Dans l’entreprise concernée, un accord organise le temps de travail de certains salariés en forfait-jours. Il fixe une durée annuelle de travail à 206 jours au maximum. En outre, il stipule que les salariés bénéficient, tous les ans, de 56 jours de repos incluant (i) 25 jours ouvrés de congés payés annuels, (ii) les jours chômés (jours fériés et de congés conventionnels supplémentaires) et (iii) les JRTT.

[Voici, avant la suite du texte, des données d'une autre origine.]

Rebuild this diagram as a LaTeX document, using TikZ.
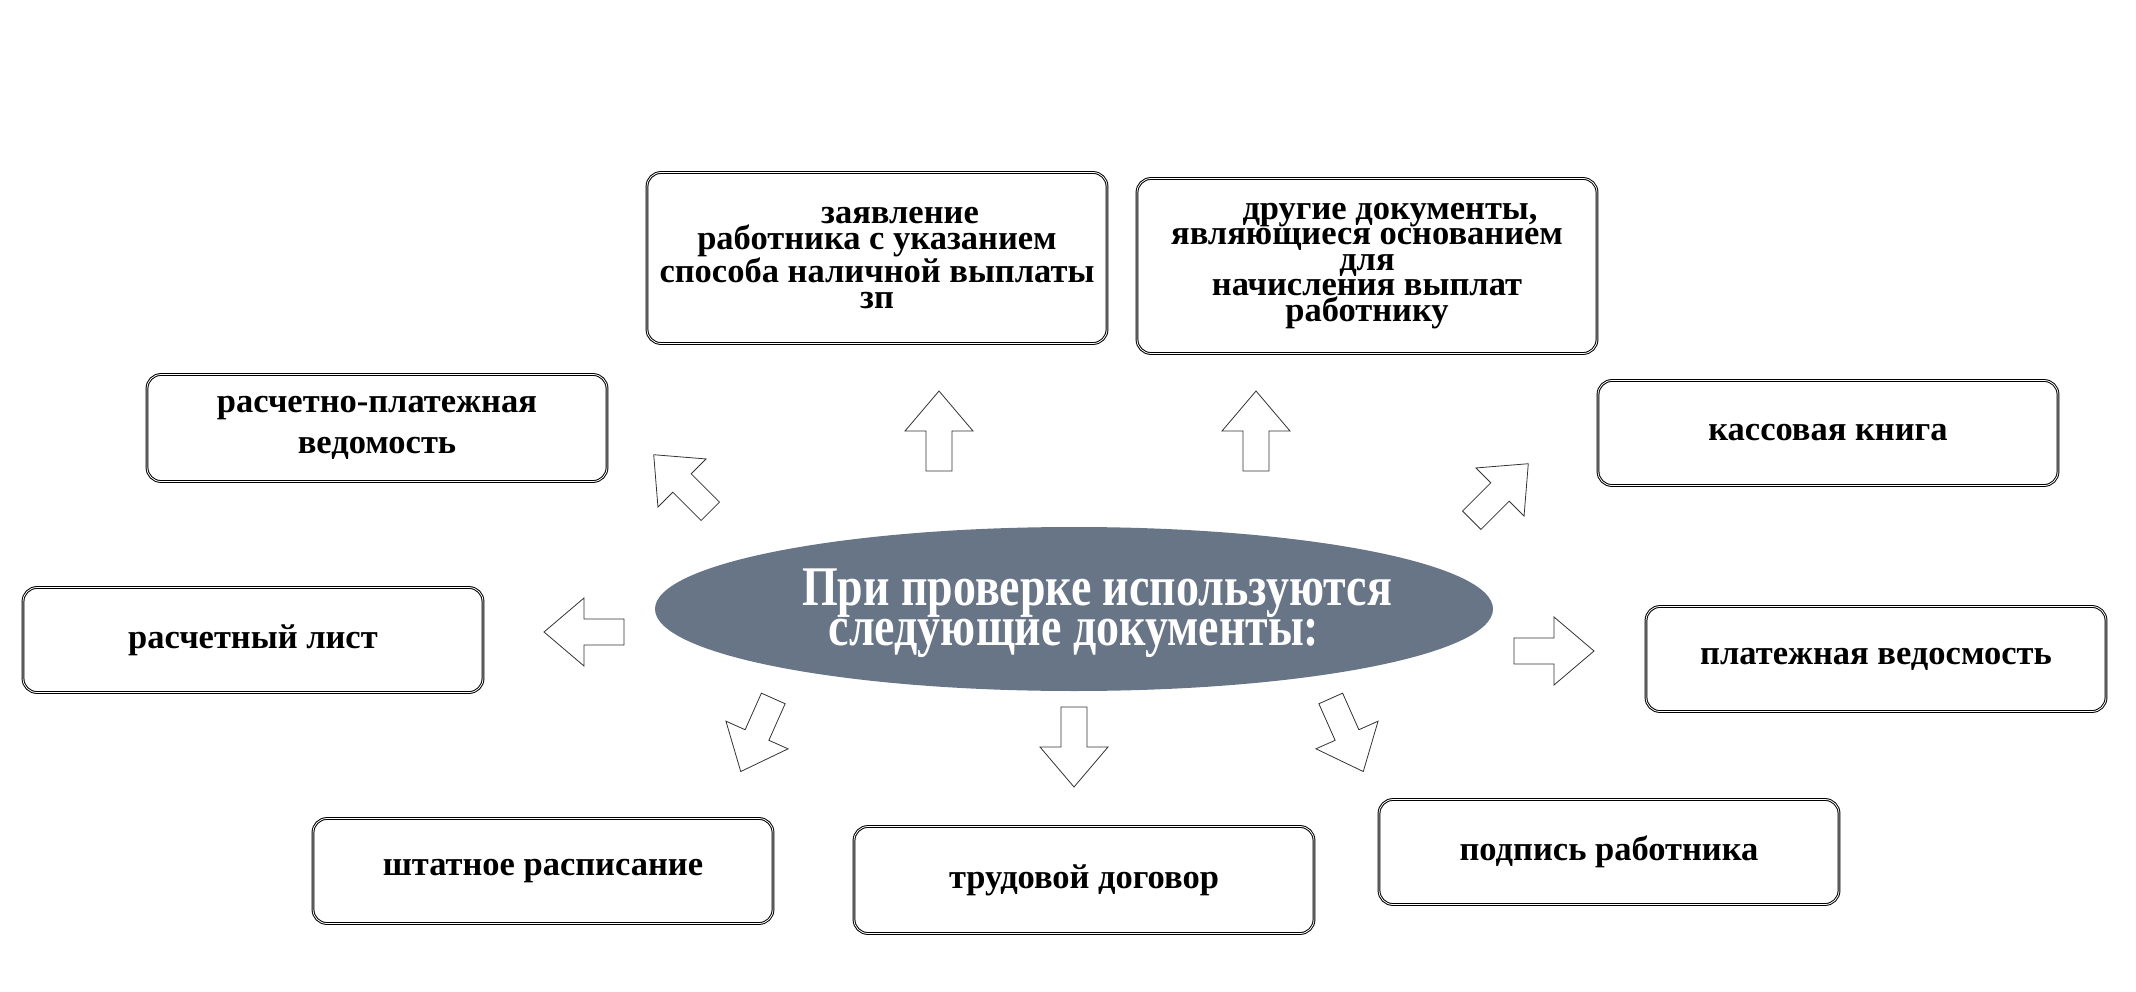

Une annexe de cet accord est consacrée aux salariés de Moselle. Elle prévoit que les 56 jours de repos annuel comprennent, au-delà des JRTT, les 25 jours ouvrés de congés payés annuels et les jours fériés applicables sur l’ensemble du territoire outre les deux jours fériés chômés supplémentaires résultant des dispositions particulières aux départements de Moselle, du Bas Rhin et du Haut-Rhin. Le nombre de JRTT des salariés mosellans est donc corrélativement réduit de deux jours (vendredi saint et le 26 décembre) par rapport aux salariés du reste du territoire français.

En conséquence, les deux jours fériés supplémentaires accordés aux salariés d’Alsace-Moselle, sont compensés dans cette entreprise par le nombre de JRTT diminués d’autant. En d’autres termes, ces salariés bénéficient du même nombre de jours de repos (congés payés + jours chômés + JRTT) que les salariés du reste de la France, nonobstant des dispositions légales plus favorables.

Considérant que cette pratique mettait à néant le droit à deux jours fériés supplémentaires accordé aux salariés d’Alsace-Moselle, un salarié a saisi les juridictions prud’homales d’un rappel de salaire pour les journées correspondant aux vendredis saints et 26 décembre dont il prétendait n’avoir pas bénéficié.

Ledit salarié considérait que l’accord revenait à positionner, pour les salariés mosellans, des jours de repos, acquis et dus, sur des jours fériés chômés. Ce qui ne peut pas se faire d’après la jurisprudence susmentionnée, les jours fériés et les JRTT devant se cumuler et non se confondre.

Les juridictions ne lui ont pourtant pas fait droit. La Cour de cassation a constaté que l’accord litigieux stipulait uniquement un nombre de jours de travail annuel maximum fixé à 206 jours (et non un nombre de JRTT fixe). Dès lors que ce maximum est respecté, le salarié, « tout en bénéficiant de tous ses repos hebdomadaires, de tous ses congés payés et de treize jours fériés et chômés dans l’entreprise », ne peut pas réclamer de rappel de salaire.

Cette décision, à première vue contradictoire avec les précédentes, est due au fait que l’accord organisant les forfait-jours ne stipule pas un nombre précis de JRTT annuels. Ce dernier doit être déterminé chaque année en fonction du nombre (i) de congés payés et (ii) de jours chômés dans la limite de 56 jours. Il peut donc varier tous les ans. Or, le nombre de jours chômés inclut le vendredi saint et le 26 décembre. Ainsi, dans cette entreprise, le nombre de JRTT des salariés d’Alsace-Moselle est inférieur de 2 jours par rapport à celui des salariés du reste du territoire national.

En revanche, si l’accord organisant le temps de travail avait stipulé un nombre précis de JRTT, le principe arrêté précédemment par la Cour de cassation aurait été réaffirmé. Les JRTT n’auraient pas pu être positionnés sur un jour férié ; ils auraient dû se cumuler et non se confondre. Les salariés mosellans auraient bénéficié dudit nombre prédéterminé de JRTT outre tous les jours fériés chômés, y compris le vendredi saint et le 26 décembre.

Il convient donc d’être particulièrement vigilant dans la rédaction de l’accord, surtout en Alsace Moselle. Le nombre effectif de jours de repos du salarié en dépendra.